A DRAM chip’s top marking (silkscreen) typically includes:

  • Vendor
  • Part number
  • Date/lot code
  • Speed/grade code

It usually does not explicitly print detailed fields such as:

  • Row/column address width
  • Bank group structure
  • Chip-select organization details

To get those details, use the part number and check the datasheet.

2. Samsung Example

A common Samsung DDR4 chip example is:

  • K4A8G085WB-BCRC

From package marking, you can identify the device family.
For detailed architecture (organization, row/column bits, banks, timing, CS behavior), you still need the Samsung datasheet.

3. Why Physical Address Usually Stops at Rank

From system physical address decoding, you can generally derive:

  • Memory Controller (MC)
  • Channel
  • DIMM / Chip Select (often equivalent to rank selection)
  • Bank / Row / Column (platform dependent)

But within one rank, multiple chips work in parallel to build the bus width (64-bit or 72-bit with ECC).
Commands are broadcast at rank level, so address alone does not select “chip #N” directly.

4. Practical End-to-End Localization Flow

Step 1: Collect required inputs

  • CPU/SoC memory-controller decode docs
  • BIOS/MRC interleave and hash settings
  • DIMM SPD data
  • Board schematic and lane routing (DQ/DQS topology)
  • DRAM datasheet
  • ECC/RAS logs (especially syndrome/symbol information)

Step 2: Decode physical address

  1. Identify memory range / NUMA / MC
  2. Reverse interleave/hash
  3. Derive Channel + DIMM/Rank
  4. Convert controller address into Bank/Row/Column

Step 3: Move from rank-level to chip-level (if possible)

To go beyond rank, you need:

  • ECC syndrome to identify affected symbol/bit lane
  • Lane mapping: CPU DQ/byte lane -> DIMM edge connector -> DRAM chip pins

Without both, localization usually remains at DIMM/rank granularity.

5. Interpreting Schematic Signals (Example)

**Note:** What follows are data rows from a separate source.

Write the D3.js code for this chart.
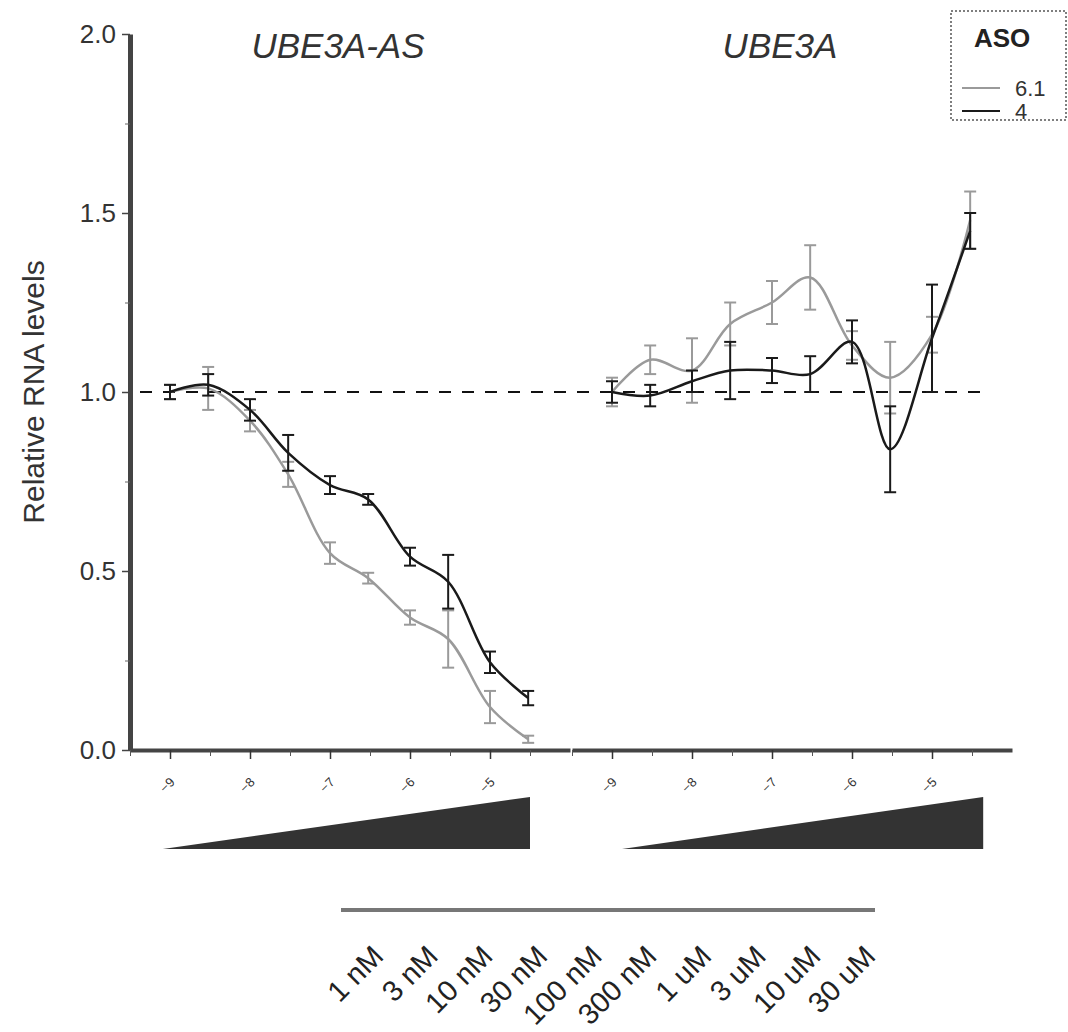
<!DOCTYPE html>
<html lang="en">
<head>
<meta charset="UTF-8" />
<title>UBE3A-AS / UBE3A dose response</title>
<script src="https://d3js.org/d3.v7.min.js"></script>
<style>
  body { margin: 0; background: #fff; }
  text { font-family: "Liberation Sans", Arial, sans-serif; fill: #222; }
</style>
</head>
<body>
<svg id="chart" width="1068" height="1032"></svg>
<script>
// concentrations (M) and their labels
const concM = [1e-9, 3e-9, 1e-8, 3e-8, 1e-7, 3e-7, 1e-6, 3e-6, 1e-5, 3e-5];
const concLabels = ["1 nM", "3 nM", "10 nM", "30 nM", "100 nM", "300 nM", "1 uM", "3 uM", "10 uM", "30 uM"];
const xTicks = [-9, -8, -7, -6, -5];
const yTicks = [0, 0.5, 1.0, 1.5, 2.0];
const asoNames = ["6.1", "4"];
const panelTitles = ["UBE3A-AS", "UBE3A"];

// UBE3A-AS, mean and error
const asMean61 = [1.00, 1.01, 0.92, 0.77, 0.55, 0.48, 0.37, 0.31, 0.12, 0.03];
const asErr61  = [0.02, 0.06, 0.03, 0.035, 0.03, 0.015, 0.02, 0.08, 0.045, 0.01];
const asMean4  = [1.00, 1.02, 0.95, 0.83, 0.74, 0.70, 0.54, 0.47, 0.245, 0.145];
const asErr4   = [0.02, 0.03, 0.03, 0.05, 0.025, 0.015, 0.025, 0.075, 0.03, 0.02];

// UBE3A, mean and error
const ubeMean61 = [1.00, 1.09, 1.06, 1.19, 1.25, 1.32, 1.13, 1.04, 1.16, 1.48];
const ubeErr61  = [0.04, 0.04, 0.09, 0.06, 0.06, 0.09, 0.04, 0.10, 0.05, 0.08];
const ubeMean4  = [1.00, 0.99, 1.03, 1.06, 1.06, 1.05, 1.14, 0.84, 1.15, 1.45];
const ubeErr4   = [0.03, 0.03, 0.03, 0.08, 0.035, 0.05, 0.06, 0.12, 0.15, 0.05];

// dose wedges, in log10 units of each panel
const wedgeL = [-9.09, -4.5];
const wedgeR = [-8.875, -4.36];

const colors = { "6.1": "#9a9a9a", "4": "#1a1a1a" };

const svg = d3.select("#chart");

const y = d3.scaleLinear().domain([0, 2]).range([750, 34]);
const xL = d3.scaleLinear().domain([-9.5, -4]).range([130, 570]);
const xR = d3.scaleLinear().domain([-9.5, -4]).range([572, 1012]);

const logC = concM.map(c => Math.log10(c));

// dashed reference line at 1.0
svg.append("line")
  .attr("x1", 140).attr("x2", 990)
  .attr("y1", y(1)).attr("y2", y(1))
  .attr("stroke", "#111").attr("stroke-width", 2)
  .attr("stroke-dasharray", "12,11");

// y axis
const yAxis = svg.append("g").attr("transform", "translate(130,0)");
yAxis.call(d3.axisLeft(y).tickValues(yTicks).tickSize(8).tickSizeOuter(0).tickFormat(d3.format(".1f")));
yAxis.select(".domain").attr("stroke", "#444").attr("stroke-width", 5);
yAxis.selectAll(".tick line").attr("stroke", "#444").attr("stroke-width", 1.5);
yAxis.selectAll(".tick text").attr("font-size", 26).attr("x", -14).style("fill", "#333");
const yMinor = svg.append("g").attr("transform", "translate(130,0)");
yMinor.call(d3.axisLeft(y).tickValues([0.25, 0.75, 1.25, 1.75]).tickSize(5).tickFormat(""));
yMinor.select(".domain").remove();
yMinor.selectAll(".tick line").attr("stroke", "#666");

svg.append("text")
  .attr("transform", `translate(44,${y(1)}) rotate(-90)`)
  .attr("text-anchor", "middle")
  .attr("font-size", 30)
  .style("fill", "#333")
  .text("Relative RNA levels");

// x axes for both panels
function drawXAxis(x) {
  const g = svg.append("g").attr("transform", "translate(0,750)");
  g.call(d3.axisBottom(x).tickValues(xTicks).tickSize(9).tickSizeOuter(0).tickFormat(d3.format("d")));
  g.select(".domain").attr("stroke", "#444").attr("stroke-width", 4);
  g.selectAll(".tick line").attr("stroke", "#333").attr("stroke-width", 1.5);
  g.selectAll(".tick text")
    .attr("font-size", 13)
    .attr("text-anchor", "end")
    .attr("x", 0).attr("y", 0).attr("dy", 0)
    .attr("transform", "translate(5,33) rotate(-45)")
    .style("fill", "#333");
  const m = svg.append("g").attr("transform", "translate(0,750)");
  m.call(d3.axisBottom(x).tickValues(d3.range(-9.5, -3.9, 1)).tickSize(6).tickFormat(""));
  m.select(".domain").remove();
  m.selectAll(".tick line").attr("stroke", "#555");
}
drawXAxis(xL);
drawXAxis(xR);

// titles
[[xL, panelTitles[0]], [xR, panelTitles[1]]].forEach(([x, t]) => {
  svg.append("text")
    .attr("x", x(-6.9)).attr("y", 58)
    .attr("text-anchor", "middle")
    .attr("font-size", 35)
    .attr("font-style", "italic")
    .style("fill", "#333")
    .text(t);
});

// series
const series = [
  { x: xL, name: "6.1", mean: asMean61, err: asErr61 },
  { x: xL, name: "4", mean: asMean4, err: asErr4 },
  { x: xR, name: "6.1", mean: ubeMean61, err: ubeErr61 },
  { x: xR, name: "4", mean: ubeMean4, err: ubeErr4 }
];

const line = d3.line().curve(d3.curveCatmullRom.alpha(0.5));

series.forEach(s => {
  const pts = logC.map((lc, i) => ({ lc, m: s.mean[i], e: s.err[i] }));
  const col = colors[s.name];
  svg.append("path")
    .attr("d", line(pts.map(p => [s.x(p.lc), y(p.m)])))
    .attr("fill", "none")
    .attr("stroke", col)
    .attr("stroke-width", 2.5);
  const eb = svg.append("g").attr("stroke", col).attr("stroke-width", 2);
  pts.forEach(p => {
    const cx = s.x(p.lc);
    eb.append("line").attr("x1", cx).attr("x2", cx).attr("y1", y(p.m - p.e)).attr("y2", y(p.m + p.e));
    [p.m - p.e, p.m + p.e].forEach(v => {
      eb.append("line").attr("x1", cx - 6).attr("x2", cx + 6).attr("y1", y(v)).attr("y2", y(v));
    });
  });
});

// dose wedges
[[xL, wedgeL], [xR, wedgeR]].forEach(([x, w]) => {
  const x0 = x(w[0]), x1 = x(w[1]);
  svg.append("path")
    .attr("d", `M${x0},849 L${x1},797 L${x1},849 Z`)
    .attr("fill", "#333");
});

// legend
const lg = svg.append("g");
lg.append("rect")
  .attr("x", 951).attr("y", 11).attr("width", 115).attr("height", 109)
  .attr("fill", "none").attr("stroke", "#555").attr("stroke-width", 1.5)
  .attr("stroke-dasharray", "2,2");
lg.append("text").attr("x", 974).attr("y", 47)
  .attr("font-size", 26).attr("font-weight", "bold").style("fill", "#222").text("ASO");
asoNames.forEach((n, i) => {
  const ly = 88 + i * 23;
  lg.append("line").attr("x1", 962).attr("x2", 1000).attr("y1", ly).attr("y2", ly)
    .attr("stroke", colors[n]).attr("stroke-width", 2);
  lg.append("text").attr("x", 1015).attr("y", ly + 8)
    .attr("font-size", 22).style("fill", "#333").text(n);
});

// concentration bar and labels
svg.append("line")
  .attr("x1", 341).attr("x2", 875).attr("y1", 910).attr("y2", 910)
  .attr("stroke", "#777").attr("stroke-width", 4);

const lx = d3.scalePoint().domain(concLabels).range([385, 877]);
concLabels.forEach(t => {
  svg.append("text")
    .attr("transform", `translate(${lx(t)},958) rotate(-45)`)
    .attr("text-anchor", "end")
    .attr("font-size", 29)
    .style("fill", "#222")
    .text(t);
});
</script>
</body>
</html>
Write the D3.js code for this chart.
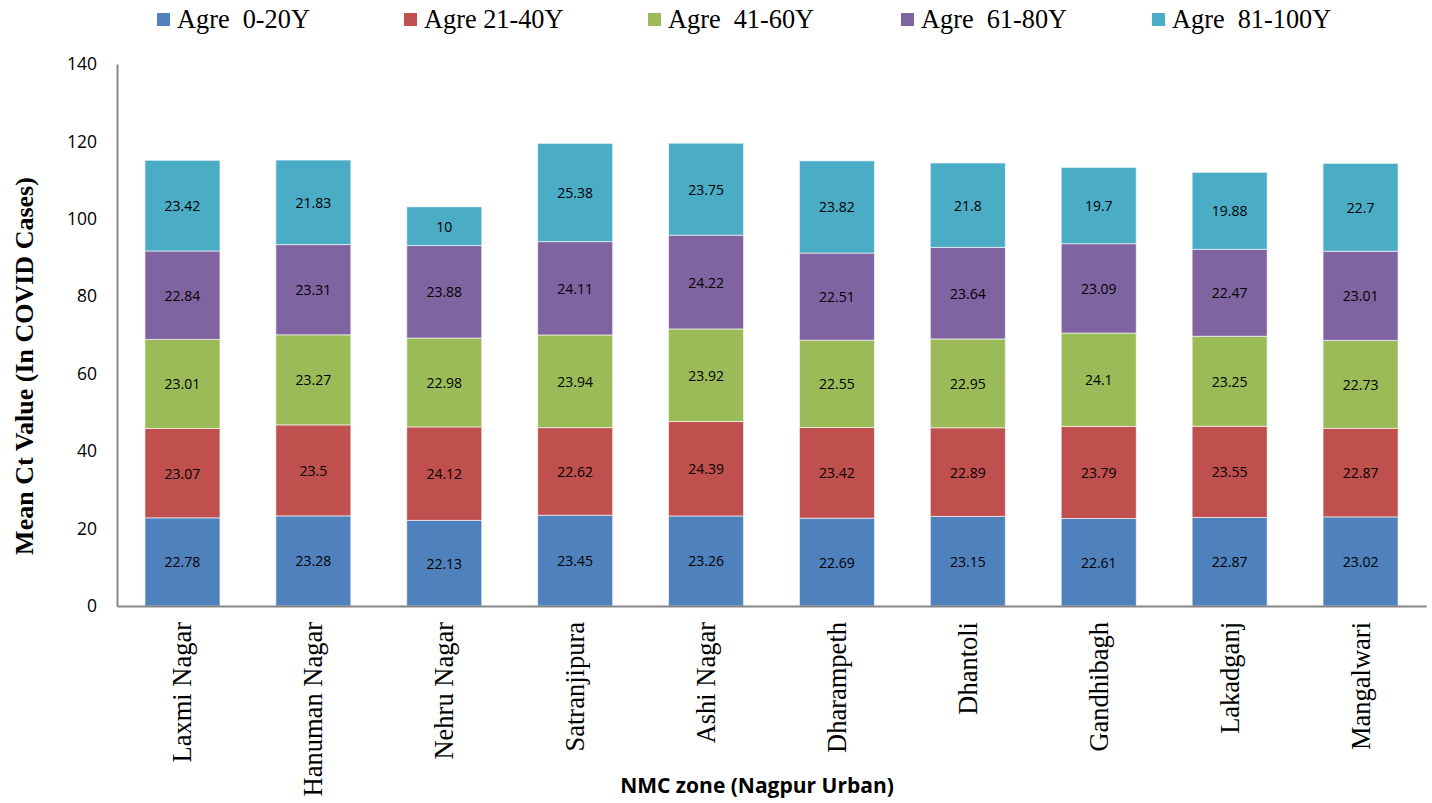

Signals like these are data-lane topology signals:

  • _CPU0_SB_DQ<31:0>: data lines (DQ)
  • _CPU0_SB_DQS_DP<9:0>: DQS differential positive
  • _CPU0_SB_DQS_DN<9:0>: DQS differential negative

Meaning:

  • DQ carries payload bits
  • DQS is the data strobe used for sampling alignment
  • DQ and DQS groupings define byte/sub-channel lane topology

This topology is exactly what is needed to convert ECC symbol errors into suspected physical chip locations.

6. Common Mistakes

  1. Assuming one physical address maps to one DRAM chip directly
  2. Relying on SPD only for chip-level localization
  3. Ignoring address hashing/interleave when decoding channels/banks

Conclusion

A realistic and robust statement is:

  • Reliable: PA -> MC/Channel/DIMM/Rank/(Bank,Row,Column)
  • Possible but conditional: PA + ECC syndrome + lane topology -> likely DRAM chip

If lane mapping or syndrome data is missing, stop at rank-level conclusions to avoid false attribution.